WRITTEN REQUEST ->
Copy the lines of the data below exactly, starting at the first and stopping after the line that contains "import * as"; include no pictures.

* start EXERCISE DATA *

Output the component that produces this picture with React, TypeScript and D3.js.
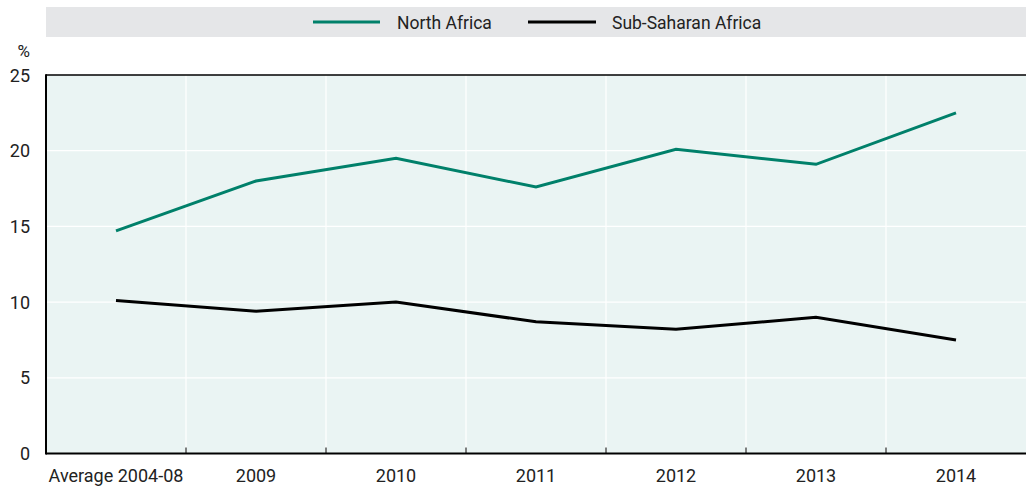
import React from "react";
import * as d3 from "d3";

const categories = ["Average 2004-08", "2009", "2010", "2011", "2012", "2013", "2014"];
const northAfrica = [14.7, 18.0, 19.5, 17.6, 20.1, 19.1, 22.5];
const subSaharan = [10.1, 9.4, 10.0, 8.7, 8.2, 9.0, 7.5];
const yTicks = [0, 5, 10, 15, 20, 25];
const seriesNames = ["North Africa", "Sub-Saharan Africa"];
const seriesColors = ["#00806A", "#000000"];

const W = 1026, H = 487;
const left = 46, right = 1026, top = 75, bottom = 453.5;
const FONT = "Roboto, 'Liberation Sans', sans-serif";

export default function App() {
  const x = d3.scaleBand<string>().domain(categories).range([left, right]).padding(0);
  const y = d3.scaleLinear().domain([0, 25]).range([bottom, top]);
  const line = d3
    .line<number>()
    .x((_, i) => (x(categories[i]) as number) + x.bandwidth() / 2)
    .y((d) => y(d));
  const series = [northAfrica, subSaharan];
  const boundaries = categories.slice(1).map((c) => x(c) as number);

  return (
    <svg width={W} height={H} style={{ position: "absolute", left: 0, top: 0 }} fontFamily={FONT}>
      <rect x={0} y={0} width={W} height={H} fill="#fff" />
      {/* legend */}
      <rect x={46} y={7} width={980} height={30} fill="#E5E6E8" />
      <line x1={313} x2={380} y1={22} y2={22} stroke={seriesColors[0]} strokeWidth={3} />
      <text x={397} y={28.5} fontSize={17.5} fill="#222">{seriesNames[0]}</text>
      <line x1={528} x2={596} y1={22} y2={22} stroke={seriesColors[1]} strokeWidth={3} />
      <text x={612} y={28.5} fontSize={17.5} fill="#222">{seriesNames[1]}</text>

      {/* plot background */}
      <rect x={left} y={top} width={right - left} height={bottom - top} fill="#EAF4F3" />
      {yTicks.filter((t) => t > 0 && t < 25).map((t) => (
        <line key={t} x1={left} x2={right} y1={y(t)} y2={y(t)} stroke="#fff" strokeWidth={1.2} />
      ))}
      {boundaries.map((b, i) => (
        <line key={i} x1={b} x2={b} y1={top} y2={bottom} stroke="#fff" strokeWidth={1.2} />
      ))}
      {boundaries.map((b, i) => (
        <line key={"t" + i} x1={b} x2={b} y1={bottom - 6} y2={bottom} stroke="#000" strokeWidth={1} />
      ))}
      <line x1={left} x2={right} y1={top} y2={top} stroke="#000" strokeWidth={1.5} />
      <line x1={left} x2={right} y1={bottom} y2={bottom} stroke="#000" strokeWidth={2} />
      <line x1={left} x2={left} y1={top - 0.75} y2={bottom + 1} stroke="#000" strokeWidth={2} />

      {/* y labels */}
      <text x={30} y={57} fontSize={17} textAnchor="end" fill="#222">%</text>
      {yTicks.map((t) => (
        <text key={t} x={30} y={y(t) + 6.5} fontSize={18} textAnchor="end" fill="#222">{t}</text>
      ))}
      {/* x labels */}
      {categories.map((c) => (
        <text key={c} x={(x(c) as number) + x.bandwidth() / 2} y={481.5} fontSize={18} textAnchor="middle" fill="#222">{c}</text>
      ))}

      {series.map((s, i) => (
        <path key={i} d={line(s) || ""} fill="none" stroke={seriesColors[i]} strokeWidth={3} strokeLinejoin="miter" />
      ))}
    </svg>
  );
}
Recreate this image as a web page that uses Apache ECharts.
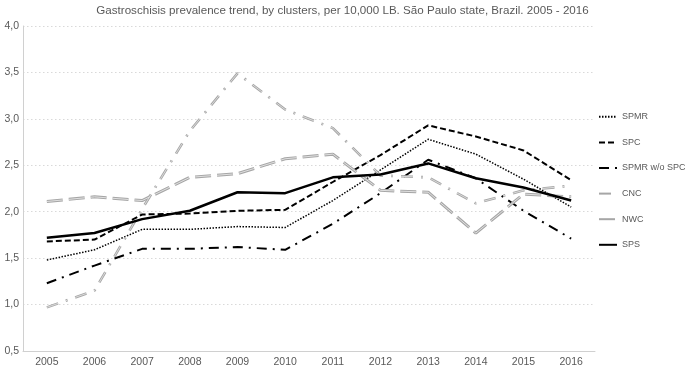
<!DOCTYPE html>
<html>
<head>
<meta charset="utf-8">
<script src="https://cdn.jsdelivr.net/npm/echarts@6/dist/echarts.min.js"></script>
<style>html,body{margin:0;padding:0;background:#fff}#c{width:685px;height:369px}</style>
</head>
<body>
<div id="c"></div>
<script>
var years = ['2005','2006','2007','2008','2009','2010','2011','2012','2013','2014','2015','2016'];
var spmr    = [1.48, 1.59, 1.81, 1.81, 1.84, 1.83, 2.12, 2.45, 2.78, 2.62, 2.35, 2.05];
var spc     = [1.68, 1.70, 1.97, 1.98, 2.01, 2.02, 2.32, 2.61, 2.93, 2.81, 2.66, 2.34];
var spmrWo  = [1.23, 1.42, 1.60, 1.60, 1.62, 1.59, 1.87, 2.20, 2.56, 2.36, 2.01, 1.71];
var cnc     = [0.97, 1.15, 2.03, 2.87, 3.49, 3.10, 2.90, 2.39, 2.37, 2.09, 2.23, 2.28];
var nwc     = [2.11, 2.16, 2.12, 2.37, 2.41, 2.57, 2.62, 2.23, 2.21, 1.77, 2.19, 2.16];
var sps     = [1.72, 1.77, 1.92, 2.01, 2.21, 2.20, 2.37, 2.40, 2.52, 2.36, 2.26, 2.12];
var yTicks  = {min: 0.5, max: 4.0, interval: 0.5};
var legendNames = ['SPMR','SPC','SPMR w/o SPC','CNC','NWC','SPS'];

var FONT = 'Liberation Sans';
var TXT = '#595959';
var GRAY = '#a6a6a6';

function ser(name, data, color, width, type, z) {
  return {
    name: name, type: 'line', data: data, symbol: 'none', smooth: false, z: z || 2,
    lineStyle: {color: color, width: width, type: type, cap: 'butt'},
    itemStyle: {color: color},
    emphasis: {disabled: true}
  };
}

var chart = echarts.init(document.getElementById('c'), null, {renderer: 'canvas'});
chart.setOption({
  animation: false,
  title: {
    text: 'Gastroschisis prevalence trend, by clusters, per 10,000 LB. São Paulo state, Brazil. 2005 - 2016',
    left: 'center', top: 0,
    textStyle: {fontFamily: FONT, fontSize: 11.6, fontWeight: 'normal', color: TXT}
  },
  legend: {
    orient: 'vertical', left: 598, top: 112, padding: 0,
    itemWidth: 18, itemHeight: 12, itemGap: 16,
    itemStyle: {opacity: 0},
    textStyle: {fontFamily: FONT, fontSize: 9, color: TXT},
    data: legendNames
  },
  grid: {left: 23, right: 90, top: 26, bottom: 18, containLabel: false},
  xAxis: {
    type: 'category', data: years, boundaryGap: true,
    axisLine: {show: true, lineStyle: {color: '#d0d0d0', width: 1}},
    axisTick: {show: false},
    axisLabel: {fontFamily: FONT, fontSize: 10.5, color: TXT, margin: 6}
  },
  yAxis: {
    type: 'value', min: yTicks.min, max: yTicks.max, interval: yTicks.interval,
    axisLine: {show: true, lineStyle: {color: '#d0d0d0', width: 1}},
    axisTick: {show: false},
    splitLine: {show: true, lineStyle: {color: '#d9d9d9', type: [1.5,2.5], width: 1}},
    axisLabel: {fontFamily: FONT, fontSize: 10.5, color: TXT, margin: 4,
      formatter: function(v){ return v.toFixed(1).replace('.', ','); }}
  },
  series: [
    ser('SPMR', spmr, '#000', 1.5, [1.5,1.5]),
    ser('SPC', spc, '#000', 2, [6,3]),
    ser('SPMR w/o SPC', spmrWo, '#000', 2, [10,6,2,6]),
    ser('CNC', cnc, GRAY, 2.6, [12,8,2,8]),
    ser('CNC ', cnc, '#e6e6e6', 0.8, [12,8,2,8], 3),
    ser('NWC', nwc, GRAY, 3, [16,6]),
    ser('NWC ', nwc, '#e6e6e6', 0.9, [16,6], 3),
    ser('SPS', sps, '#000', 2.5, 'solid', 4)
  ]
});
</script>
</body>
</html>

* end EXERCISE DATA *

SOLUTION ->
Output the component that produces this picture with React, TypeScript and D3.js.
import React from "react";
import * as d3 from "d3";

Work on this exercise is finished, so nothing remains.